You mean where I hit the kid? No. Definitely not.
When you were arguing and yelling back and forth.
That was an incredibly hard scene to film for Steven. It’s a really painful memory for him, for [his mother], and for his portrayal... It’s a difficult scene for him and for the memory of her that he is trying to honor with this film. To make a movie that honors your parents and doesn’t expose them in a light that you don’t want them seen in, that’s a really delicate balance.
What did playing Mitzi teach you about motherhood?
To laugh as often as possible.
One thing The Fablemans does really well is showing how when you watch your children grow up, they’re also watching you back. What have you learned about yourself through your children’s eyes as a mom?
I learned more about how to love myself. I have said before that when I had my daughter, I knew how much I would love her and I never imagined what her love for me would feel like in return.
Mitzi has some things in common with another one of your recent roles, Gwen Verdon in Fosse/Verdon. She’s also a very gifted artist who’s trying to live a self-actualized life at a time when that’s not really available to women. Are you drawn to these types of roles, which center on this kind of domestic distress?
I don’t know if it’s really even distress so much as an incredibly interesting puzzle to assemble with people around a family table. We are liberated to work outside of the home, but we aren’t liberated from our attachments to our children. And so, how can we try to exist in both worlds and also have something that’s private and ours completely? It interests me. I love it when other people share their experiences of how they’ve made that work, and so I’m always grateful for a little bit of learning in how to find that balance.

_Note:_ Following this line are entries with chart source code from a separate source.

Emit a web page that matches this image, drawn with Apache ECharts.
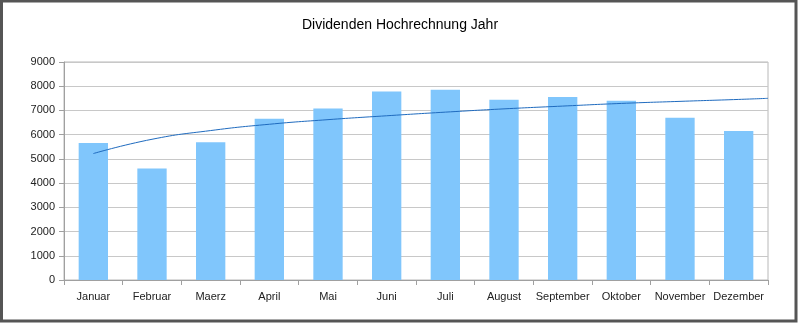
<!DOCTYPE html>
<html><head><meta charset="utf-8">
<script src="https://cdn.jsdelivr.net/npm/echarts@6/dist/echarts.min.js"></script>
<style>html,body{margin:0;padding:0;background:#fff}#c{width:800px;height:325px}</style>
</head><body><div id="c"></div>
<script>
const title = 'Dividenden Hochrechnung Jahr';
const categories = ['Januar','Februar','Maerz','April','Mai','Juni','Juli','August','September','Oktober','November','Dezember'];
const dividends = [5660, 4600, 5690, 6660, 7080, 7780, 7850, 7440, 7550, 7400, 6700, 6150];
const trendX = [1,2,3,4,5,6,7,8,9,10,11,12,12.5];
const trendY = [5220, 5810, 6170, 6430, 6620, 6780, 6930, 7065, 7180, 7290, 7375, 7455, 7500];
const yTicks = {min:0, max:9000, interval:1000};

const chart = echarts.init(document.getElementById('c'), null, {renderer:'canvas'});
const font = 'Liberation Sans, Arial, sans-serif';
chart.setOption({
  animation:false,
  backgroundColor:'#fff',
  title:{text:title, left:'center', top:13, textStyle:{fontFamily:font, fontSize:14, fontWeight:'normal', color:'#000'}},
  grid:{left:64, right:32, top:62, bottom:45, show:true, borderColor:'#b8b8b8', borderWidth:1},
  xAxis:[
    {type:'category', data:categories, boundaryGap:true,
     axisLine:{lineStyle:{color:'#a0a0a0'}},
     axisTick:{show:true, length:5, alignWithLabel:false, lineStyle:{color:'#a0a0a0'}},
     axisLabel:{color:'#222', fontFamily:font, fontSize:11, margin:11, interval:0}},
    {type:'value', min:0.5, max:12.5, show:false}
  ],
  yAxis:{type:'value', min:yTicks.min, max:yTicks.max, interval:yTicks.interval,
    axisLine:{show:true, lineStyle:{color:'#a0a0a0'}},
    axisTick:{show:true, length:5, lineStyle:{color:'#a0a0a0'}},
    splitLine:{lineStyle:{color:'#c8c8c8'}},
    axisLabel:{color:'#222', fontFamily:font, fontSize:11, margin:9, formatter:v=>String(v)}},
  series:[
    {type:'bar', data:dividends, barWidth:'50%', itemStyle:{color:'#80c6fc'}, xAxisIndex:0},
    {type:'line', xAxisIndex:1, data:trendX.map((x,i)=>[x,trendY[i]]), smooth:true, showSymbol:false,
     lineStyle:{color:'#1f6bbf', width:1}}
  ],
  graphic:[{type:'rect', shape:{x:1.5, y:1, width:794.5, height:320}, style:{fill:'none', stroke:'#555', lineWidth:3}, silent:true}]
});
</script></body></html>
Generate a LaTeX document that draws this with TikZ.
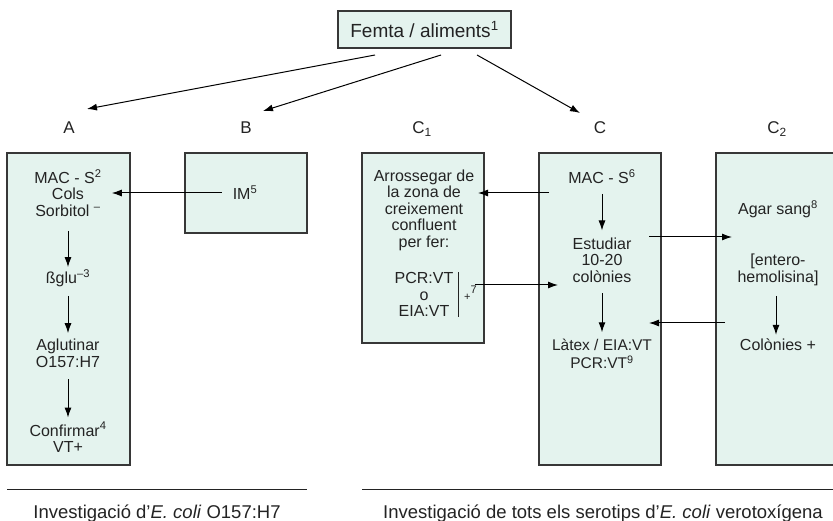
\documentclass[tikz,border=0pt]{standalone}
\usepackage{fontspec}
\setmainfont{Liberation Sans}
\usetikzlibrary{arrows.meta}
\definecolor{boxfill}{RGB}{228,243,238}
\definecolor{boxline}{RGB}{55,55,55}
\definecolor{ink}{RGB}{35,35,35}
\begin{document}
\begin{tikzpicture}[x=1pt,y=-1pt,
  panel/.style={draw=boxline, line width=1.2pt, fill=boxfill, inner sep=0pt, outer sep=0pt, anchor=north west},
  txt/.style={font=\fontsize{16}{16.5}\selectfont, align=center, inner sep=0pt, text=ink},
  lab/.style={font=\fontsize{17}{17}\selectfont, inner sep=0pt, anchor=base, text=ink},
  captext/.style={font=\fontsize{18.5}{18.5}\selectfont, inner sep=0pt, anchor=base, text=ink},
  arr/.style={-{Latex[length=10pt,width=7pt]}, line width=1pt, draw=black},
  rulest/.style={line width=1pt, draw=ink},
]
\useasboundingbox (0,0) rectangle (833,521);

% top box
\node[panel, anchor=center, minimum width=173pt, minimum height=37pt,
      font=\fontsize{19}{19}\selectfont, text=ink] (top) at (424.5,29.5) {Femta / aliments\textsuperscript{1}};

% labels
\node[lab] (lA)  at (69,134)  {A};
\node[lab] (lB)  at (246,134) {B};
\node[lab] (lC1) at (422,134) {C\textsubscript{1}};
\node[lab] (lC)  at (600,134) {C};
\node[lab] (lC2) at (777,134) {C\textsubscript{2}};

% arrows from top
\coordinate (sA) at (375,55);  \coordinate (eA) at (87,109);
\coordinate (sB) at (441,55);  \coordinate (eB) at (263,111);
\coordinate (sC) at (477,55);  \coordinate (eC) at (580,113);
\draw[arr] (sA) -- (eA);
\draw[arr] (sB) -- (eB);
\draw[arr] (sC) -- (eC);

% panels
\node[panel, minimum width=123pt, minimum height=312pt] (pA)  at (7,153) {};
\node[panel, minimum width=122pt, minimum height=80pt]  (pB)  at (185,153) {};
\node[panel, minimum width=122pt, minimum height=190pt] (pC1) at (362,153) {};
\node[panel, minimum width=122pt, minimum height=312pt] (pC)  at (539,153) {};
\node[panel, minimum width=140pt, minimum height=312pt] (pC2) at (716,153) {};

% A column
\node[txt] (a1) at (68,193)   {MAC - S\textsuperscript{2}\\Cols\\Sorbitol \textsuperscript{–}};
\node[txt] (a2) at (68,278)   {ßglu\textsuperscript{–3}};
\node[txt] (a3) at (68,353.5) {Aglutinar\\O157:H7};
\node[txt] (a4) at (68,437.5) {Confirmar\textsuperscript{4}\\VT+};
\draw[arr, shorten <=14pt, shorten >=2pt] (a1) -- (a2);
\draw[arr, shorten <=9pt, shorten >=6pt] (a2) -- (a3);
\draw[arr, shorten <=11.5pt, shorten >=4.5pt] (a3) -- (a4);

% B
\node[txt] (b1) at (245,193) {IM\textsuperscript{5}};
\draw[arr, shorten <=11pt, shorten >=10pt] (b1) -- (a1);

% C1
\node[txt] (k1) at (424,210) {Arrossegar de\\la zona de\\creixement\\confluent\\per fer:};
\node[txt] (k2) at (424,294.5) {PCR:VT\\o\\EIA:VT};
\draw[line width=1pt, draw=ink] ([xshift=5pt]k2.north east) -- ([xshift=5pt]k2.south east);
\node[inner sep=0pt, anchor=base west, font=\fontsize{11}{11}\selectfont, text=ink] (pl) at (464,300.7) {+\raisebox{7.5pt}{7}};

% C
\node[txt] (c1) at (602,177) {MAC - S\textsuperscript{6}};
\node[txt] (c2) at (602,260) {Estudiar\\10-20\\colònies};
\node[txt, font=\fontsize{15.5}{17.5}\selectfont] (c3) at (602,354) {Làtex / EIA:VT\\PCR:VT\textsuperscript{9}};
\draw[arr, shorten <=9.5pt, shorten >=7pt] (c1) -- (c2);
\draw[arr, shorten <=10.5pt, shorten >=7pt] (c2) -- (c3);

% C2
\node[txt] (g1) at (778,209) {Agar sang\textsuperscript{8}};
\node[txt] (g2) at (778,270) {[entero-\\hemolisina]};
\node[txt] (g3) at (778,345) {Colònies +};
\draw[arr, shorten <=10pt, shorten >=4pt] ([xshift=-2pt]g2.south) -- ([xshift=-2pt]g3.north);

% horizontal connectors
\coordinate (hC1a) at (549,193); \coordinate (hC1b) at (478,193);
\coordinate (hC1c) at (475,285); \coordinate (hC1d) at (558,285);
\coordinate (hC2a) at (649,237); \coordinate (hC2b) at (732,237);
\coordinate (hC2c) at (725,323); \coordinate (hC2d) at (649,323);
\draw[arr] (hC1a) -- (hC1b);
\draw[arr] (hC1c) -- (hC1d);
\draw[arr] (hC2a) -- (hC2b);
\draw[arr] (hC2c) -- (hC2d);

% bottom rules and captions
\draw[rulest] (7,489) -- (307,489);
\draw[rulest] (362,489) -- (833,489);
\node[captext] (capL) at (157,518) {Investigació d’\textit{E. coli} O157:H7};
\node[captext] (capR) at (603,518) {Investigació de tots els serotips d’\textit{E. coli} verotoxígena};
\end{tikzpicture}
\end{document}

You’ve also played so many women who have struggled in marriage. What has that taught you about marriage?
It’s such a person-to-person relationship. It’s all about who you’re in the relationship with. My learning about marriage is really just something that happens between me and my husband, because it’s so much how two energies bounce off of each other, I think.
Mitzi says at one point that “movies are dreams that you never forget.” What does that mean to you?
The first thing that I think of is seeing Empire of the Sun when I was a little bit too young for it. Especially what we see in childhood, there’s fruit later in our lives, because we’re forming and formative, so what passes through a child at that age, I love to pay attention to it. I love having children because I love thinking about what I can infuse their childhoods and their experiences with that will turn into their memories.
This interview has been edited and condensed for clarity.